By contrast, scenarios in which older travelers were evenly distributed across the cabin showed markedly improved outcomes. The most efficient configuration involved 30 older passengers spread throughout a 152-seat aircraft with a small premium cabin at the front. Even then, evacuation times remained well above regulatory targets, reinforcing the idea that distribution can mitigate—but not eliminate—the impact.

aircraft cabin evacuation simulation elderly passengers aisle congestion Airbus A320

Operational Implications for Airlines in an Aging Market

For airlines, the study does not suggest restricting access for older travelers. Instead, it points toward a need for more adaptive and realistic safety strategies that reflect evolving passenger profiles. As populations age across major travel markets, the proportion of elderly passengers is expected to rise steadily, making these considerations increasingly relevant.

One potential response lies in more thoughtful seating strategies. When airlines are aware of passengers requiring assistance, distributing them more evenly throughout the cabin could help reduce congestion during emergencies. Similarly, enhanced preflight briefings tailored to passengers who may need additional time or support could improve readiness without adding complexity.

Cabin crew procedures may also need subtle adjustments. Increased awareness of high-risk zones—such as rows near exits or areas prone to crowding—could enable more proactive management during critical moments. These are not sweeping changes, but rather incremental refinements that align operational practices with demographic reality.

Rethinking Certification Standards and Assumptions

The findings inevitably raise questions about whether current certification standards adequately reflect modern travel conditions. The FAA’s 90-second rule has long served as a cornerstone of aircraft safety validation, but it is based on controlled simulations that may not fully capture the diversity of today’s passengers.

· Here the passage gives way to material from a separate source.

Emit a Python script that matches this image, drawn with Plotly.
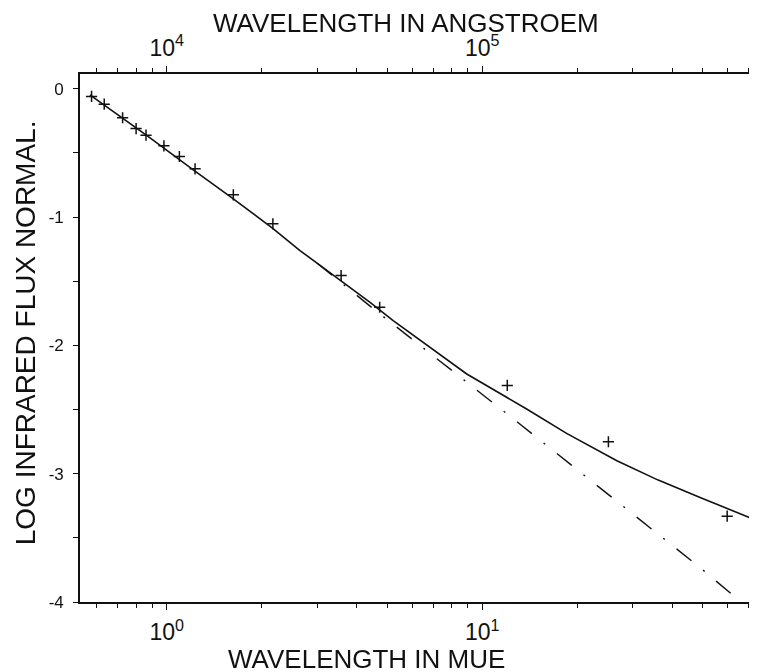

As this study suggests, evacuation performance is influenced not only by aircraft design and crew training, but also by passenger characteristics—including age, mobility, and behavior under stress. If these variables are shifting, the models used to certify safety performance may need to evolve as well.

However, any move toward revising standards would require extensive validation, including real-world testing and broader datasets across different aircraft types and emergency scenarios.

Balancing Credibility with Caution in Simulation-Based Research

While the study offers valuable insights, its conclusions must be interpreted within the context of its methodology. Published in a peer-reviewed journal and built using established evacuation modeling software, the research carries a strong degree of technical credibility. The use of multiple scenarios adds depth, avoiding the pitfalls of overly narrow analysis.

At the same time, it remains a simulation-based study. It focuses on a single aircraft category, a specific emergency scenario involving a dual-engine fire, and a broad definition of “elderly” that does not account for the wide variability in health, mobility, and cognitive function among individuals over 60.

This means the results are best understood as directional rather than definitive. They highlight trends and potential risks, but stop short of proving how these dynamics would play out in real emergencies.

elderly airline passengers boarding assistance cabin crew safety briefing narrow body aircraft

A Subtle but Significant Shift in Aviation Safety Thinking

What emerges from this research is not alarm, but nuance. Air travel remains extraordinarily safe, and older passengers are not inherently at risk. Instead, the study underscores how incremental changes in passenger demographics can ripple through systems designed around older assumptions.

In an industry where seconds matter, understanding these subtleties could prove crucial. As airlines, regulators, and manufacturers continue to refine safety practices, integrating more realistic representations of passengers may be the next quiet evolution in aviation safety—one that ensures preparedness keeps pace with the people it is designed to protect.